Apart from undue burden concerns, commenters representing contractors raised concerns that the proposal potentially could conflict with the ADA and other confidentiality requirements.

For example, they said the proposal for pre-offer invitations for applicants to voluntarily self-identify as disabled potentially could run afoul of the ADA, which generally prohibits employers from asking applicants about disabilities prior to making an offer of employment.

Furthermore, several commenters, including the Chamber of Commerce, observed that some of OFCCP's proposals potentially could conflict with the agency's own 2006 internet applicant rule (41 C.F.R. §§ 60-1.3 and 1.12).

For example, the proposed rule would require contractors to collect data on all referrals of individuals with disabilities, as well as consider a disabled applicant for all available positions for which he or she may be qualified when the original position for which he or she applied is unavailable.

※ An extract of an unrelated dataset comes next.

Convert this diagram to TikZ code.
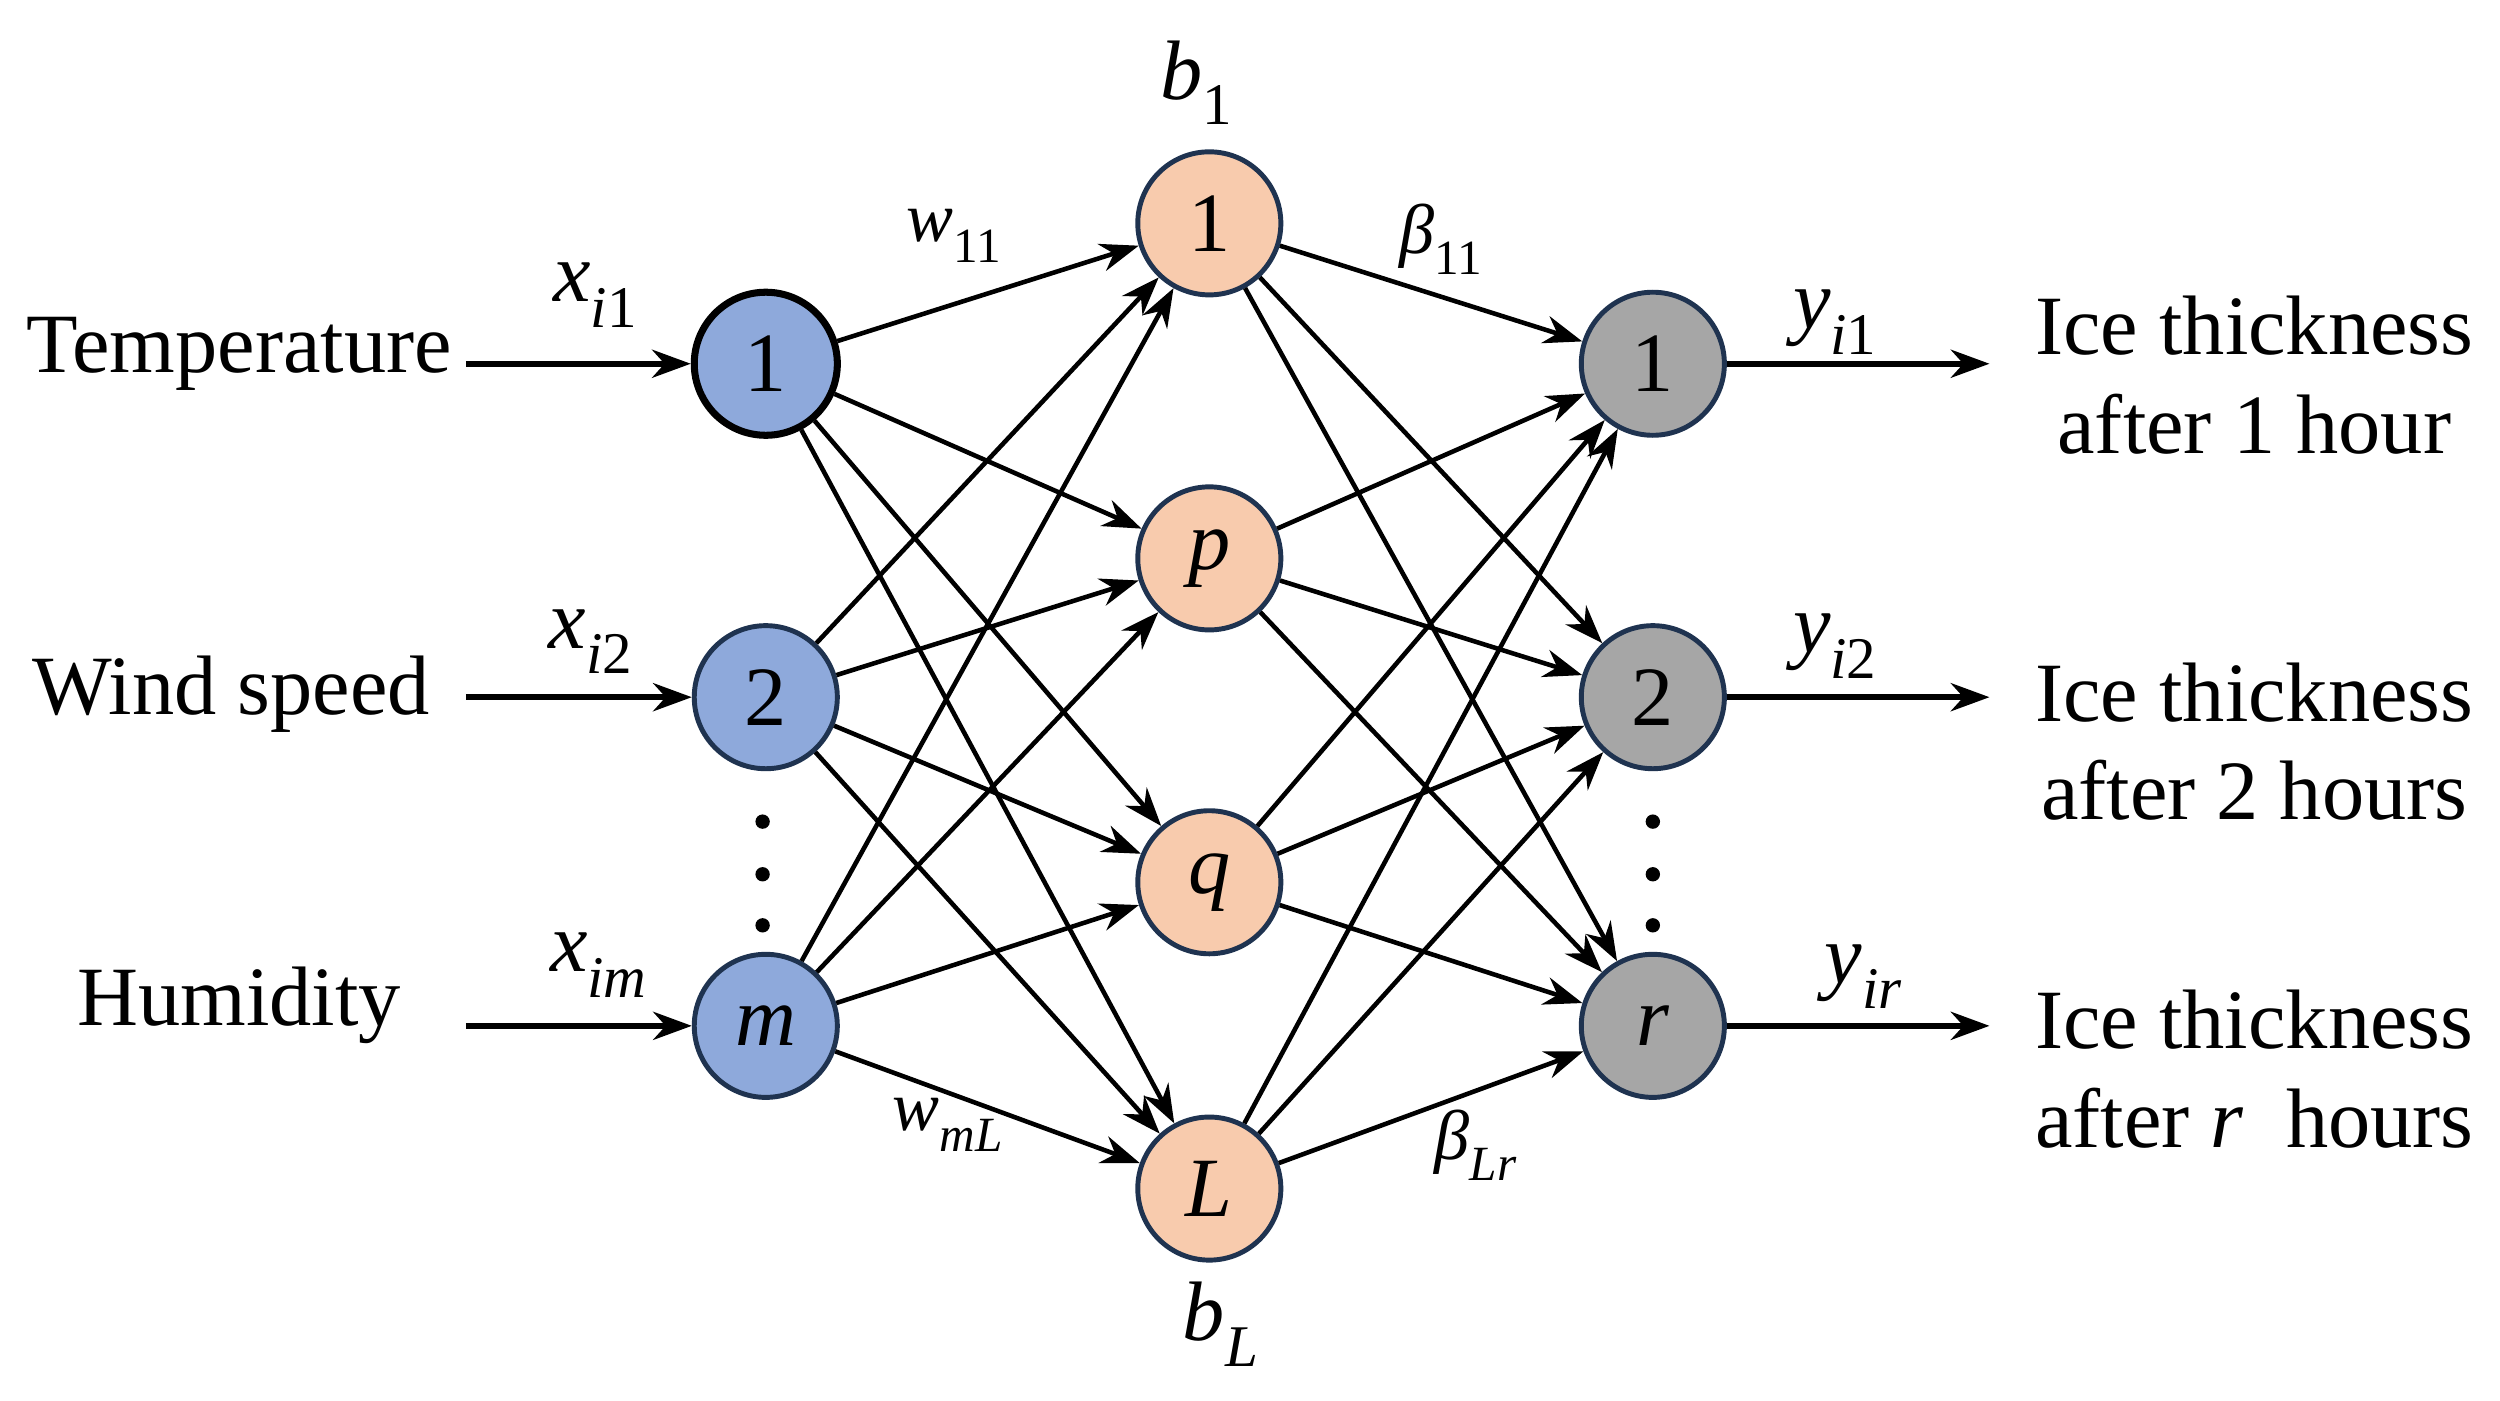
\documentclass[tikz,border=0pt]{standalone}
\usepackage{fontspec}
\setmainfont{Liberation Serif}
\usetikzlibrary{arrows.meta}
\newcommand\myv[2]{\textit{#1}\raisebox{-0.3em}{\fontsize{0.7em}{1em}\selectfont #2}}
\begin{document}
\begin{tikzpicture}[x=0.01595cm,y=-0.01595cm,
  neu/.style={circle,minimum size=1.43cm,inner sep=0pt,line width=1.4pt,draw=navy,font=\fontsize{24}{28}\selectfont},
  inp/.style={neu,fill=blueF},
  hid/.style={neu,fill=orangeF},
  outp/.style={neu,fill=greyF},
  con/.style={line width=1.3pt,-{Stealth[length=11pt,width=8pt]}},
  lab/.style={font=\fontsize{24}{28}\selectfont},
  slab/.style={font=\fontsize{20}{24}\selectfont}]
\definecolor{navy}{HTML}{1F3350}
\definecolor{blueF}{HTML}{8EA9DB}
\definecolor{orangeF}{HTML}{F8CBAD}
\definecolor{greyF}{HTML}{A6A6A6}
\useasboundingbox (0,0) rectangle (1567,878);
\node[inp,draw=black,line width=2pt] (i1) at (480,228) {1};
\node[inp] (i2) at (480,437) {2};
\node[inp] (i3) at (480,643) {\textit{m}};
\node[hid] (h1) at (758,140) {1};
\node[hid] (h2) at (758,350) {\textit{p}};
\node[hid] (h3) at (758,553) {\textit{q}};
\node[hid] (h4) at (758,745) {\textit{L}};
\node[outp] (o1) at (1036,228) {1};
\node[outp] (o2) at (1036,437) {2};
\node[outp] (o3) at (1036,643) {\textit{r}};
\foreach \i in {1,2,3}{\foreach \h in {1,2,3,4}{\draw[con] (i\i) -- (h\h);}}
\foreach \h in {1,2,3,4}{\foreach \o in {1,2,3}{\draw[con] (h\h) -- (o\o);}}
\node[lab] (t1) at (150,222) {Temperature};
\node[lab] (t2) at (145,435) {Wind speed};
\node[lab] (t3) at (150,630) {Humidity};
\coordinate (s1) at (292,228); \coordinate (s2) at (292,437); \coordinate (s3) at (292,643);
\foreach \k in {1,2,3}{\draw[con,line width=1.6pt] (s\k) -- (i\k);}
\coordinate (e1) at (1247,228); \coordinate (e2) at (1247,437); \coordinate (e3) at (1247,643);
\foreach \k in {1,2,3}{\draw[con,line width=1.6pt] (o\k) -- (e\k);}
\node[lab,align=center] (r1) at (1413,235) {Ice thickness\\after 1 hour};
\node[lab,align=center] (r2) at (1413,465) {Ice thickness\\after 2 hours};
\node[lab,align=center] (r3) at (1413,670) {Ice thickness\\after \textit{r}\ \ hours};
\node[lab] (lx1) at (373,185) {\myv{x}{\textit{i}1}};
\node[lab] (lx2) at (370,402) {\myv{x}{\textit{i}2}};
\node[lab] (lx3) at (375,605) {\myv{x}{\textit{im}}};
\node[lab] (ly1) at (1150,202) {\myv{y}{\textit{i}1}};
\node[lab] (ly2) at (1150,405) {\myv{y}{\textit{i}2}};
\node[lab] (ly3) at (1168,612) {\myv{y}{\textit{ir}}};
\node[slab] (w1) at (598,148) {\myv{w}{11}};
\node[slab] (w2) at (594,705) {\myv{w}{\textit{mL}}};
\node[slab] (be1) at (903,150) {\myv{β}{11}};
\node[slab] (be2) at (925,718) {\myv{β}{\textit{Lr}}};
\node[lab] (b1) at (750,52) {\myv{b}{1}};
\node[lab] (bL) at (765,830) {\myv{b}{\textit{L}}};
\foreach \x in {478,1036}{\foreach \y in {515,548,580}{\fill (\x,\y) circle (4.5);}}
\end{tikzpicture}
\end{document}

The National Industry Liaison Group, an employer association that works to foster communication between contractors and OFCCP, said these proposals potentially go against the internet applicant rule, which imposes certain recordkeeping requirements on contractors only where a job seeker meets a four-prong definition of “internet applicant.” One of the rule's four elements requires that an individual actually submit an expression of interest in a particular position in order to be considered an “internet applicant.”

Employer groups also raised concerns about what they considered to be the rigid specificity of OFCCP's proposed reasonable accommodation procedures, especially with respect to response time periods and written confirmations and denials.

The groups emphasized the need for contractors to be granted flexibility in preparing reasonable accommodation procedures appropriate for their own organizations.